Tolerance and thoughtful investment in principles of forgiveness, humility, empathy, and the like have waned unfortunately in the wake of the Civil Rights Era. Hopefully the trend will not continue.

racism, moral high-ground, southern USA

29
wiggins wrote:You must understand, being in our position is frustrating. We are outnumbered, as you said in your post. I dont think I should have to be ashamed to admit that I believe in god, but because of these people, I am. I think Unarmed Man said what he said out of frustration, out of being pidgeonholed, or rather, thats what would have been my excuse.

Try as you might, there is no way to simultaneously embrace the term "christianity" without inviting reference to the horrendous evils done in its name. The ridiculous out-on-a-limb posturing done in its name currently. The abject evil rained down on the poor, the meek, the imprisoned and the weak -- precisely the people Jesus surrounded himself with and called his brothers.

The political use of christianity aside, the church has been cover and congress for evil men in the South for the better part of two centuries. The church is a fraternity and a power base that is exploited by its members for social engineering and is even wielded like a weapon.

Christianity as practiced and avowed in the United States is an ugly thing, and no christian should be surprised that it illicits feelings (up to and including incredulity and disgust) in those of us who don't use the term.

Jesus? Great guy. Big heart, the J. Big heart. Almost everything he said was righteous. His flock? They crush people in his name, they look the other way while the poor are systematically disenfranchised and made to suffer for being poor, they would use the government to stop the advancement of science -- or even the teaching of science, they are crazy (absolutely crazy) about punishing people, and they would make their current interpretation of scripture law -- but only the cherry-picked parts that would fit an anti-gay, pro-greed, anti-knowledge, pro-conformity, anti-liberty, women-as-chattel-and-breeding-stock worldview. They are the Taliban in seersucker.

If I am drawn to generalization (and you can see how I might be) I would say fuck the lot of them.

I am not so simple though, and I know there are good people who have read the book and taken it to heart. I like them, generally. Some of them I admire greatly.

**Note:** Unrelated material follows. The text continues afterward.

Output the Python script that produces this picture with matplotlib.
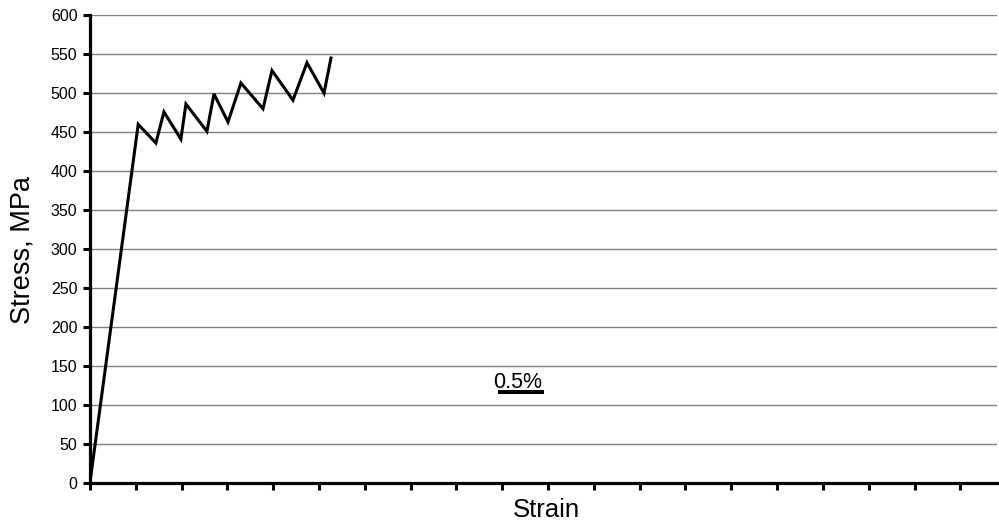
import matplotlib
matplotlib.use("Agg")
import matplotlib.pyplot as plt
import numpy as np

strain = [0.0, 0.527, 0.720, 0.808, 0.993, 1.048, 1.277, 1.354, 1.507,
          1.648, 1.889, 1.987, 2.216, 2.369, 2.555, 2.631]
stress = [0, 460, 436, 476, 441, 486, 451, 499, 463,
          513, 480, 529, 491, 539, 500, 545]
y_ticks = list(range(0, 601, 50))
x_ticks = list(np.arange(0, 9.51, 0.5))
scale_bar = [4.455, 4.957]
scale_bar_y = 116.3
scale_label = "0.5%"

FAM = ['Liberation Sans', 'DejaVu Sans']
plt.rcParams['font.family'] = FAM

fig = plt.figure(figsize=(9.99, 5.23), dpi=100)
ax = fig.add_axes([0.090, 0.0765, 0.908, 0.8945])

for t in y_ticks[1:]:
    ax.axhline(t, color='#808080', lw=1.0, zorder=1)

ax.plot(strain, stress, color='black', lw=2.2, zorder=3, solid_joinstyle='miter')

ax.plot(scale_bar, [scale_bar_y, scale_bar_y], color='black', lw=2.9, solid_capstyle='butt')
ax.text(4.667, 122, scale_label, ha='center', va='baseline', fontsize=15.5, family=FAM)

ax.set_xlim(0, 9.90)
ax.set_ylim(0, 600)
ax.set_xticks(x_ticks)
ax.set_xticklabels([])
ax.set_yticks(y_ticks)
ax.set_yticklabels([str(v) for v in y_ticks], fontsize=11.5, family=FAM)
ax.tick_params(axis='both', direction='out', length=5, width=2.2, color='black', pad=4)

for s in ['top', 'right']:
    ax.spines[s].set_visible(False)
for s in ['left', 'bottom']:
    ax.spines[s].set_linewidth(2.3)
    ax.spines[s].set_color('black')

ax.set_xlabel('Strain', fontsize=18.5, family=FAM)
ax.xaxis.set_label_coords(0.503, -0.033)
ax.set_ylabel('Stress, MPa', fontsize=19.5, family=FAM)
ax.yaxis.set_label_coords(-0.060, 0.497)

fig.savefig('out.png', dpi=100)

But even they, pleading the case for their fellow faithful, would be hard pressed to convince us, the purely rational rest-of-the-world, that christianity shouldn't be viewed with suspicion. It has earned it with bloodshed, self-righteousness, sins of omission and collusion with the truly evil.

So, if it's about a personal relationship with Jesus, then keep it to yourself. That's where I keep personal stuff. That's the only way to put any distance between your personal faith and the way The Faith has been used like awrecking ball out here in the world. If it's about you and a bunch of other christians corralling people, money and power to make-over the rest of the world to your liking, then y'all can kindly go fuck yourselves.
steve albini
Electrical Audio
sa at electrical dot com
Quicumque quattuor feles possidet insanus est.

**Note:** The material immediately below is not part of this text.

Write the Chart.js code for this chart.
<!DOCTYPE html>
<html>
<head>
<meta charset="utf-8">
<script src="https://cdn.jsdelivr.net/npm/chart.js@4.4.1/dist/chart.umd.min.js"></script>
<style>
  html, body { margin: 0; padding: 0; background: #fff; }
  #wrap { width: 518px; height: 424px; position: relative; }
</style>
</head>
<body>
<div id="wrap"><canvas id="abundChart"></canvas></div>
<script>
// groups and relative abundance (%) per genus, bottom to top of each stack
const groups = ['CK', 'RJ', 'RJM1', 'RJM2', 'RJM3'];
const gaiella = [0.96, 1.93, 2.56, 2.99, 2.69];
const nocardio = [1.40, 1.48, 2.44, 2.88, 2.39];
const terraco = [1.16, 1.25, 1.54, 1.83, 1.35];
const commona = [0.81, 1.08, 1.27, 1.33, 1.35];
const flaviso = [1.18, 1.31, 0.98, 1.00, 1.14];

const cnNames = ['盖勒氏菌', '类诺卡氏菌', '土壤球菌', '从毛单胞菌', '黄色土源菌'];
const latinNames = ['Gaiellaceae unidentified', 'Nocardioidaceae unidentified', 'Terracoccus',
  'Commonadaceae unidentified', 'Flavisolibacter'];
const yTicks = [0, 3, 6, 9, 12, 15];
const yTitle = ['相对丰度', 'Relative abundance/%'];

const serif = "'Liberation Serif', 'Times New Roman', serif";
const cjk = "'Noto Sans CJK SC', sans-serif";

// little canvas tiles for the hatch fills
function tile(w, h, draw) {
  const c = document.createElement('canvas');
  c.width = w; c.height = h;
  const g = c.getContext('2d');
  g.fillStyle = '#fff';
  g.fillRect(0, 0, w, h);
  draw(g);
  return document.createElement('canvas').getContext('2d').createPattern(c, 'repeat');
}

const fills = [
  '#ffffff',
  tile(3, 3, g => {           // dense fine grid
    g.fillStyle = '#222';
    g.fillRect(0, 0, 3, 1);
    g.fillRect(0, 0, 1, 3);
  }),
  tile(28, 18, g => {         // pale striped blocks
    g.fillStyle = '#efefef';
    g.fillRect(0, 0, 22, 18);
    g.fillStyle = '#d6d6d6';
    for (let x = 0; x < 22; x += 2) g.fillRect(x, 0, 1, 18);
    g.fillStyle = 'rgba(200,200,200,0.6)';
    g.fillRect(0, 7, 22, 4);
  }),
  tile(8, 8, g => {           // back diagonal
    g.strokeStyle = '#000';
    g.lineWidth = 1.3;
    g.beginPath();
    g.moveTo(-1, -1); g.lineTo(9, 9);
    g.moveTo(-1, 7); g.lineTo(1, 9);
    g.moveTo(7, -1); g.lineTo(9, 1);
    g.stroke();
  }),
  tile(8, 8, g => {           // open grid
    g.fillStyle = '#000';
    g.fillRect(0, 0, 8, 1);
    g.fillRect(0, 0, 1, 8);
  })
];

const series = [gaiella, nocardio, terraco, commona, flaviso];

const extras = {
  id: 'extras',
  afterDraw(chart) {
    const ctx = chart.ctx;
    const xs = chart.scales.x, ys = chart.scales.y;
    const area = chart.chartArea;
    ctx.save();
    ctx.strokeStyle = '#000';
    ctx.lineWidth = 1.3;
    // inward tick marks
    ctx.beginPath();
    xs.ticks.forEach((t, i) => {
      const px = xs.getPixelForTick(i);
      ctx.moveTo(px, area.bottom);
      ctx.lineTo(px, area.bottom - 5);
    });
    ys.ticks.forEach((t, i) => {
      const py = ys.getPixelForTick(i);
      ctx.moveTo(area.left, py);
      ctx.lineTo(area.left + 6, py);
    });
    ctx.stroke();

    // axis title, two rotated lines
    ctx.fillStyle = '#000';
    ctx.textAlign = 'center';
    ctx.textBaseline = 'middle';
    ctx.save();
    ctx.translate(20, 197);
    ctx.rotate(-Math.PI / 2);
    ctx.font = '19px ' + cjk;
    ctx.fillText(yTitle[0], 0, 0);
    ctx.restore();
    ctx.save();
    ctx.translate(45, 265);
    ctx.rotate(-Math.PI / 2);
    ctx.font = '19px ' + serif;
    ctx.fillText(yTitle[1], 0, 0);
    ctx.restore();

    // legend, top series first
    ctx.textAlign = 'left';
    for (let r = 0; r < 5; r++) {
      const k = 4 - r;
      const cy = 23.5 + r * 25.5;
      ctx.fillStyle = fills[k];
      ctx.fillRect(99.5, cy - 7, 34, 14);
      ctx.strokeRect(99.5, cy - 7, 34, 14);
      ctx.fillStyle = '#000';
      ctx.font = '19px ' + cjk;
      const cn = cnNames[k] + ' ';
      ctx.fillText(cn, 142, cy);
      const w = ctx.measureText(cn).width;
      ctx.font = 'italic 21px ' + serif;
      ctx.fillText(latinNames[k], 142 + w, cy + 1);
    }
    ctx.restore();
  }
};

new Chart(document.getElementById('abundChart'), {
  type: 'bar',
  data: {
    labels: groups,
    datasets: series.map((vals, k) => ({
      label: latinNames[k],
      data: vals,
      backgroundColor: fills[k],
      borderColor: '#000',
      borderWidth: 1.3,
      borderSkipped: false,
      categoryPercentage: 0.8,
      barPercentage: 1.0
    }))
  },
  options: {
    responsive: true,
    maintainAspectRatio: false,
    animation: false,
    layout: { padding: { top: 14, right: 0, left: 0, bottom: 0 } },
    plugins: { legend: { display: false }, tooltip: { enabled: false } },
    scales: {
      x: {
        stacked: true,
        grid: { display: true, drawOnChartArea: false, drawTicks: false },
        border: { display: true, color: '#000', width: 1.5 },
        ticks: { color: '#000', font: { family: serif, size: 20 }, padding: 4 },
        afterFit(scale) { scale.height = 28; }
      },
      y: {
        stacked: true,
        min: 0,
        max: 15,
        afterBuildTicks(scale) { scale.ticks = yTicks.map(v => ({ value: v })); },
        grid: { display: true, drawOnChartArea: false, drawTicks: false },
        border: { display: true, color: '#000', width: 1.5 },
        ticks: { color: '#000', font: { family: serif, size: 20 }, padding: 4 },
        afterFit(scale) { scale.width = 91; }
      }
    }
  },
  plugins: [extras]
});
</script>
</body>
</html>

racism, moral high-ground, southern USA

30
holy shit.

firstly, feel free to heap as much shit as you desire upon me for being some foreign punk sticking my nose in where it ain't welcome. however, being australian does not excuse me from the concept of regional prejudice, nor the problems of racism or segregation.

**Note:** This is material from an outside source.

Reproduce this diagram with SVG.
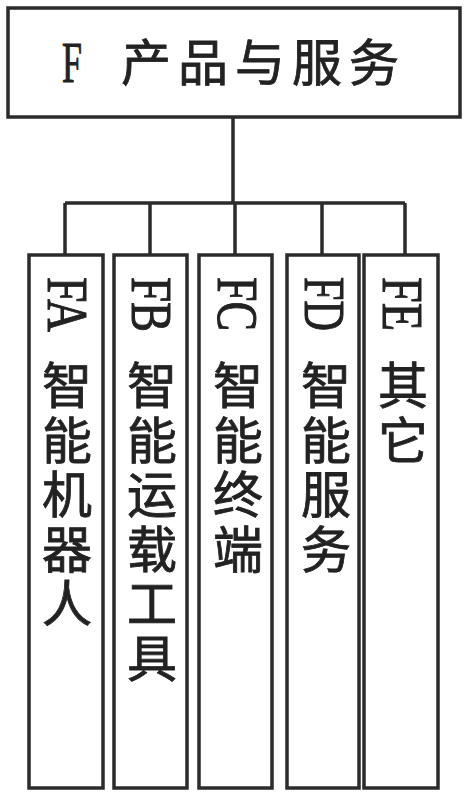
<svg xmlns="http://www.w3.org/2000/svg" width="469" height="800" viewBox="0 0 469 800">
<style>
.box{fill:#fff;stroke:#2b2b2b;stroke-width:3.5}
.ln{fill:none;stroke:#2b2b2b;stroke-width:3.5}
.lat{font-family:"Liberation Serif",serif;fill:#222;stroke:#222;stroke-width:1}
.cjk{font-family:"Noto Sans CJK SC",sans-serif;fill:#222;stroke:#222;stroke-width:0.8}
.vc{font-family:"Noto Sans CJK SC",sans-serif;fill:#222;stroke:#222;stroke-width:0.8;font-size:50px;writing-mode:vertical-rl;letter-spacing:4.5px}
</style>
<rect width="469" height="800" fill="#fff"/>
<g id="connectors">
<path class="ln" d="M233,117 V203 M65,203 H405 M65,203 V255 M150,203 V255 M235,203 V255 M322,203 V255 M405,203 V255"/>
</g>
<g id="F">
<rect class="box" x="8" y="8" width="452" height="109"/>
<text class="lat" x="62" y="82" font-size="56" textLength="20" lengthAdjust="spacingAndGlyphs">F</text>
<text class="cjk" x="121" y="81" font-size="50" letter-spacing="7">产品与服务</text>
</g>
<g id="FA">
<rect class="box" x="29" y="255" width="74" height="533"/>
<text class="lat" transform="translate(48,277) rotate(90)" font-size="58" textLength="55" lengthAdjust="spacingAndGlyphs">FA</text>
<text class="vc" x="67" y="360">智能机器人</text>
</g>
<g id="FB">
<rect class="box" x="114" y="255" width="73" height="533"/>
<text class="lat" transform="translate(132,277) rotate(90)" font-size="58" textLength="55" lengthAdjust="spacingAndGlyphs">FB</text>
<text class="vc" x="152" y="360">智能运载工具</text>
</g>
<g id="FC">
<rect class="box" x="199" y="255" width="73" height="533"/>
<text class="lat" transform="translate(218,277) rotate(90)" font-size="58" textLength="54" lengthAdjust="spacingAndGlyphs">FC</text>
<text class="vc" x="238" y="360">智能终端</text>
</g>
<g id="FD">
<rect class="box" x="287" y="255" width="72" height="533"/>
<text class="lat" transform="translate(305,277) rotate(90)" font-size="58" textLength="54" lengthAdjust="spacingAndGlyphs">FD</text>
<text class="vc" x="326" y="360">智能服务</text>
</g>
<g id="FE">
<rect class="box" x="364" y="255" width="74" height="533"/>
<text class="lat" transform="translate(383,277) rotate(90)" font-size="58" textLength="54" lengthAdjust="spacingAndGlyphs">FE</text>
<text class="vc" x="403" y="360">其它</text>
</g>
</svg>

america's attachment to division is deep-seated and multifarious. the american civil war, essentially a war between rich white (republican) bankers from the north, and rich white (democrat) land owners from the south, left a social chasm that can only be described as a textbook american divide and conquer method. honest abe didn't want to free the slaves until 1863, when he realised it would be a good way to economically cripple the south.

after the war, with hundreds of thousands of defeated confederate soldiers and millions of liberated slaves (both white and black), how was the free and mighty north to control and exploit such a situation so that the resentment of defeat, and subsequent anger did not boil over into a second war? the disenfranchised folks of the south would have to be divided into two sections, white and black, so that anger could be redirected between these two sections. resource, wage and labour controls did their work effectively in this regard.

meanwhile, the north took pride in distancing itself from the backwards backwoods to the south. popular culture stereotypes of southern white crackers, often ill-educated, poorly spoken, lacking in hygiene, sick, smelly and always impecunious became staples of popular entertainment. the picture of a violent and racist south was made more real through reportage of kkk activities, and segregation well into this century. the north always made a point of being so enlightened, and never failed to remind the idiotic southerners of this.

recently many educated northerners seem to bemoan the trend for southern states to vote for the repgunant, neo-conservative republicans whose draconian social welfare policies churn their liberal stomachs. the reasons given are many, but seem to contain to main strings of thought; that religious groups in the south who actively support these policies have large constituencies; and that the low level of education in the south has led to voters being grossly misinformed about key issues. would it not be better to address the issue of improving education in the southern states, rather than ridicule their idiotic superstitions or repeatedly berate them for their lack of social conscience?

how attached is america to the idea that the south is still teeming with klansmen hotheads on a nigger lynching spree? murder based upon race, such as emmett till's, is absolutely deplorable. but how often does this actually occur in the south? how many seemingly irrational and thoroughly disgusting white-on-white crimes happen every year? how many dutch-irish-on-slav-sex-worker murder cases get basically ignored by the media every year? it seems like focussing on white-on-black crime would be missing an enormous part of the picture. and it seems like insinuating an ongoing race problem in the south, branding everyone south of the mason-dixon a 'redneck racist' is potentially making the situation less manageable, and certainly more obfuscated.

it's not the ownership of personal opinion i have a problem with, it's flag-wavers i have problems with, and boy do yanks sure love a good ole-timey flag-waving. they've all got their own banner, or canon, or icon, or insignia, or ritual, or birdcall, or what the fuck ever, and they wave it so high and so proud. you'd think that all this obnoxious flag-waving might turn into a bit of sabre-rattling at some point. then, perhaps, some total carnage. especially if someone suggests they should be waving someone else's strange and unholy flag.

i'll go and have a bex and a lie down, now.